In the case of Itulu v London Fire Commissioner, the Employment Appeal Tribunal (EAT) considered the decision of a Tribunal to strike out a disability discrimination claim on the grounds that the Claimant had refused to engage with joint medical experts to establish her disability.
Itulu v London Fire Commissioner
Case details
Mrs Itulu claimed disability discrimination against the London Fire Commissioner but they disputed that she was disabled within the meaning of the Equality Act 2010. The employer asked for a joint medical expert to be appointed to advise the Employment Tribunal on the issue (and offered to pay the cost). The Employment Judge agreed and made an order accordingly.
However, Mrs Itulu, for reasons which were unclear, took exception to being examined by either of the two doctors who were the suggested medical experts, thus thwarting the process.
Following an application by the employer, the Employment Judge struck out the claims of disability discrimination on the grounds that Mrs Itulu’s conduct in relation to the provision of expert evidence by doctors as ordered by the Tribunal had been unreasonable.
The EAT rejected Mrs Itulu’s appeal against the strike out order. First, it said that the Employment Judge had provided sufficient reasons for his finding that her conduct had been unreasonable.

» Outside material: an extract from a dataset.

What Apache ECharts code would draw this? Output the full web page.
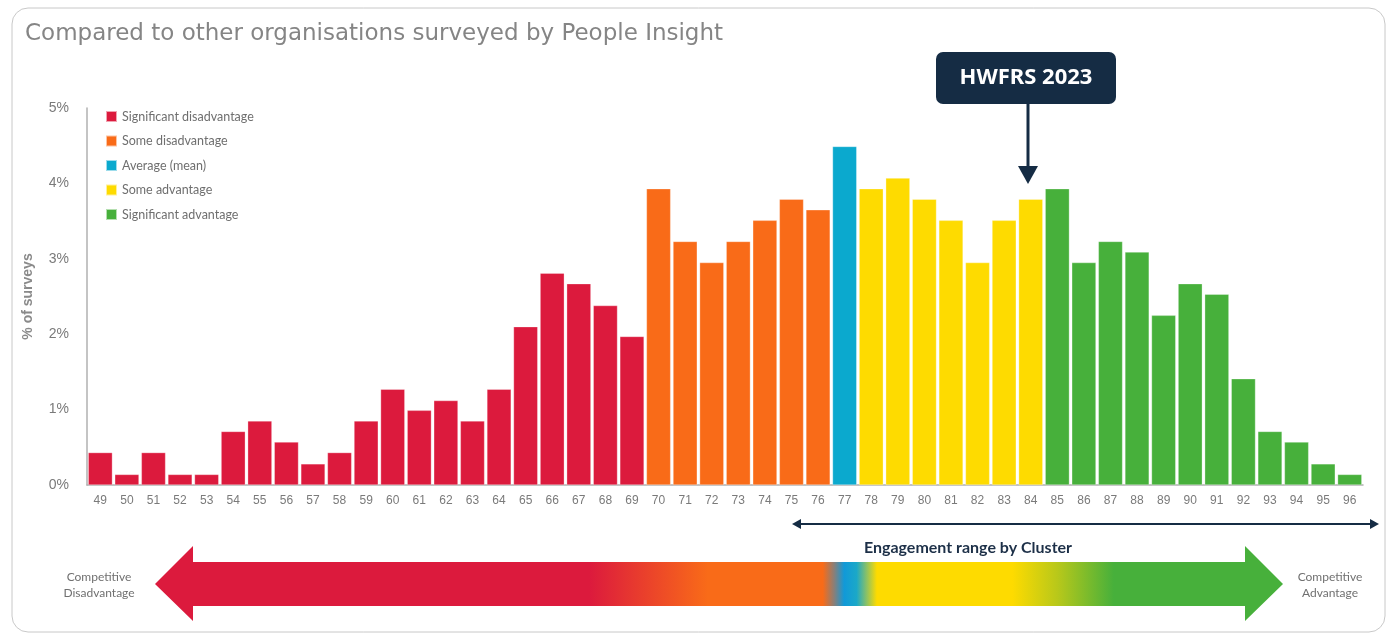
<!DOCTYPE html>
<html>
<head>
<meta charset="utf-8">
<script src="https://cdn.jsdelivr.net/npm/echarts@6/dist/echarts.min.js"></script>
<style>
html,body{margin:0;padding:0;background:#fff;}
#chart{width:1391px;height:634px;}
</style>
</head>
<body>
<div id="chart"></div>
<script>
// ---- Data ----
const categories = ['49','50','51','52','53','54','55','56','57','58','59','60','61','62','63','64','65','66','67','68','69','70','71','72','73','74','75','76','77','78','79','80','81','82','83','84','85','86','87','88','89','90','91','92','93','94','95','96'];
const values = [0.43,0.14,0.43,0.14,0.14,0.71,0.85,0.57,0.28,0.43,0.85,1.27,0.99,1.12,0.85,1.27,2.10,2.81,2.67,2.38,1.97,3.93,3.23,2.95,3.23,3.51,3.79,3.65,4.49,3.93,4.07,3.79,3.51,2.95,3.51,3.79,3.93,2.95,3.23,3.09,2.25,2.67,2.53,1.41,0.71,0.57,0.28,0.14];
const groupNames = ['Significant disadvantage','Some disadvantage','Average (mean)','Some advantage','Significant advantage'];
const groupStart = ['49','70','77','78','85'];   // first category of each group
const groupColors = ['#DC1A3D','#F96B18','#0BA9CE','#FEDB00','#47B03B'];
const yTicks = ['0%','1%','2%','3%','4%','5%'];
const markerCategory = '84';
const markerLabel = 'HWFRS 2023';

// ---- Build series ----
function groupOf(idx){
  let g = 0;
  for (let i = 0; i < groupStart.length; i++) {
    if (idx >= categories.indexOf(groupStart[i])) g = i;
  }
  return g;
}
const series = groupNames.map((name, g) => ({
  name: name,
  type: 'bar',
  stack: 'all',
  barCategoryGap: '9%',
  itemStyle: { color: groupColors[g], borderColor: 'rgba(255,255,255,0.6)', borderWidth: 0.5 },
  data: values.map((v, i) => groupOf(i) === g ? v : '-')
}));

const chart = echarts.init(document.getElementById('chart'));
const navy = '#152C44';
const gridLeft = 87, gridRight = 28, gridTop = 108, gridBottom = 149;

chart.setOption({
  animation: false,
  title: {
    text: 'Compared to other organisations surveyed by People Insight',
    left: 20, top: 18,
    textStyle: { fontFamily: 'DejaVu Sans', fontSize: 23, fontWeight: 'normal', color: '#858585' }
  },
  legend: {
    orient: 'vertical', left: 100, top: 105,
    icon: 'rect', itemWidth: 11, itemHeight: 11, itemGap: 11.5,
    textStyle: { fontFamily: 'Lato', fontSize: 12.5, color: '#6f6f6f' },
    data: groupNames
  },
  grid: { left: gridLeft, right: gridRight, top: gridTop, bottom: gridBottom },
  xAxis: {
    type: 'category',
    data: categories,
    axisLine: { lineStyle: { color: '#b0b0b0', width: 1.5 } },
    axisTick: { show: false },
    axisLabel: { fontFamily: 'Liberation Sans', fontSize: 12, color: '#7a7a7a', margin: 10, interval: 0 }
  },
  yAxis: {
    type: 'value', min: 0, max: 5, interval: 1,
    name: '% of surveys', nameLocation: 'middle', nameGap: 52, nameRotate: 90,
    nameTextStyle: { fontFamily: 'Liberation Sans', fontSize: 14, fontWeight: 'bold', color: '#8a8a8a' },
    axisLine: { show: true, lineStyle: { color: '#b0b0b0', width: 1.5 } },
    axisTick: { show: false },
    splitLine: { show: false },
    axisLabel: { fontFamily: 'Liberation Sans', fontSize: 14, color: '#7a7a7a', margin: 18,
      formatter: v => yTicks[Math.round(v)] }
  },
  series: series
});

// ---- Annotations ----
const mk = chart.convertToPixel({ xAxisIndex: 0, yAxisIndex: 0 }, [markerCategory, 0]);
const mx = Math.round(mk[0]) - 3;
const grad = new echarts.graphic.LinearGradient(0, 0, 1, 0, [
  { offset: 0.00, color: '#DC1A3D' },
  { offset: 0.385, color: '#DC1A3D' },
  { offset: 0.49, color: '#F96B18' },
  { offset: 0.592, color: '#F96B18' },
  { offset: 0.602, color: '#8a7f78' },
  { offset: 0.611, color: '#1199D8' },
  { offset: 0.622, color: '#1BA8C8' },
  { offset: 0.640, color: '#FEDB00' },
  { offset: 0.76, color: '#FEDB00' },
  { offset: 0.80, color: '#B8C81A' },
  { offset: 0.85, color: '#47B03B' },
  { offset: 1.00, color: '#47B03B' }
]);

chart.setOption({
  graphic: [
    { type: 'rect', shape: { x: 12, y: 8, width: 1373, height: 624, r: 16 },
      style: { fill: 'none', stroke: '#c8c8c8', lineWidth: 1 }, z: -10 },
    // marker box
    { type: 'rect', shape: { x: mx - 92, y: 52, width: 180, height: 52, r: 7 },
      style: { fill: navy }, z: 50 },
    { type: 'text', x: mx - 2, y: 78, style: { text: markerLabel, fill: '#fff', font: 'bold 22px "Noto Sans"', align: 'center', verticalAlign: 'middle' }, z: 51 },
    { type: 'line', shape: { x1: mx, y1: 104, x2: mx, y2: 168 }, style: { stroke: navy, lineWidth: 3 }, z: 50 },
    { type: 'polygon', shape: { points: [[mx - 10, 166], [mx + 10, 166], [mx, 184]] }, style: { fill: navy }, z: 50 },
    // engagement range arrow
    { type: 'line', shape: { x1: 798, y1: 524, x2: 1373, y2: 524 }, style: { stroke: navy, lineWidth: 2 } },
    { type: 'polygon', shape: { points: [[792, 524], [801, 519], [801, 529]] }, style: { fill: navy } },
    { type: 'polygon', shape: { points: [[1379, 524], [1370, 519], [1370, 529]] }, style: { fill: navy } },
    { type: 'text', x: 968, y: 548, style: { text: 'Engagement range by Cluster', fill: '#1d3048', font: 'bold 16px "Lato"', align: 'center', verticalAlign: 'middle' } },
    // big gradient arrow
    { type: 'polygon', shape: { points: [[155, 584], [193, 546], [193, 562], [1245, 562], [1245, 546], [1283, 584], [1245, 621], [1245, 606], [193, 606], [193, 621]] },
      style: { fill: grad } },
    { type: 'text', x: 99, y: 585, style: { text: 'Competitive\nDisadvantage', fill: '#707070', font: '12px "Lato"', align: 'center', verticalAlign: 'middle', lineHeight: 16 } },
    { type: 'text', x: 1330, y: 585, style: { text: 'Competitive\nAdvantage', fill: '#707070', font: '12px "Lato"', align: 'center', verticalAlign: 'middle', lineHeight: 16 } }
  ]
});
</script>
</body>
</html>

Secondly, they held that the Judge had justifiably found that her unreasonable conduct made a fair trial impossible. The Employment Judge had also duly considered a lesser sanction, in particular an ‘unless’ order but he was entitled to consider that such an order would not have been appropriate in all the circumstances.
Finally, as to the idea of instructing different experts, it was clear that Mrs Itulu’s objection to one doctor in particular was not to him personally but to any physical examination, and so an order appointing new experts would be pointless.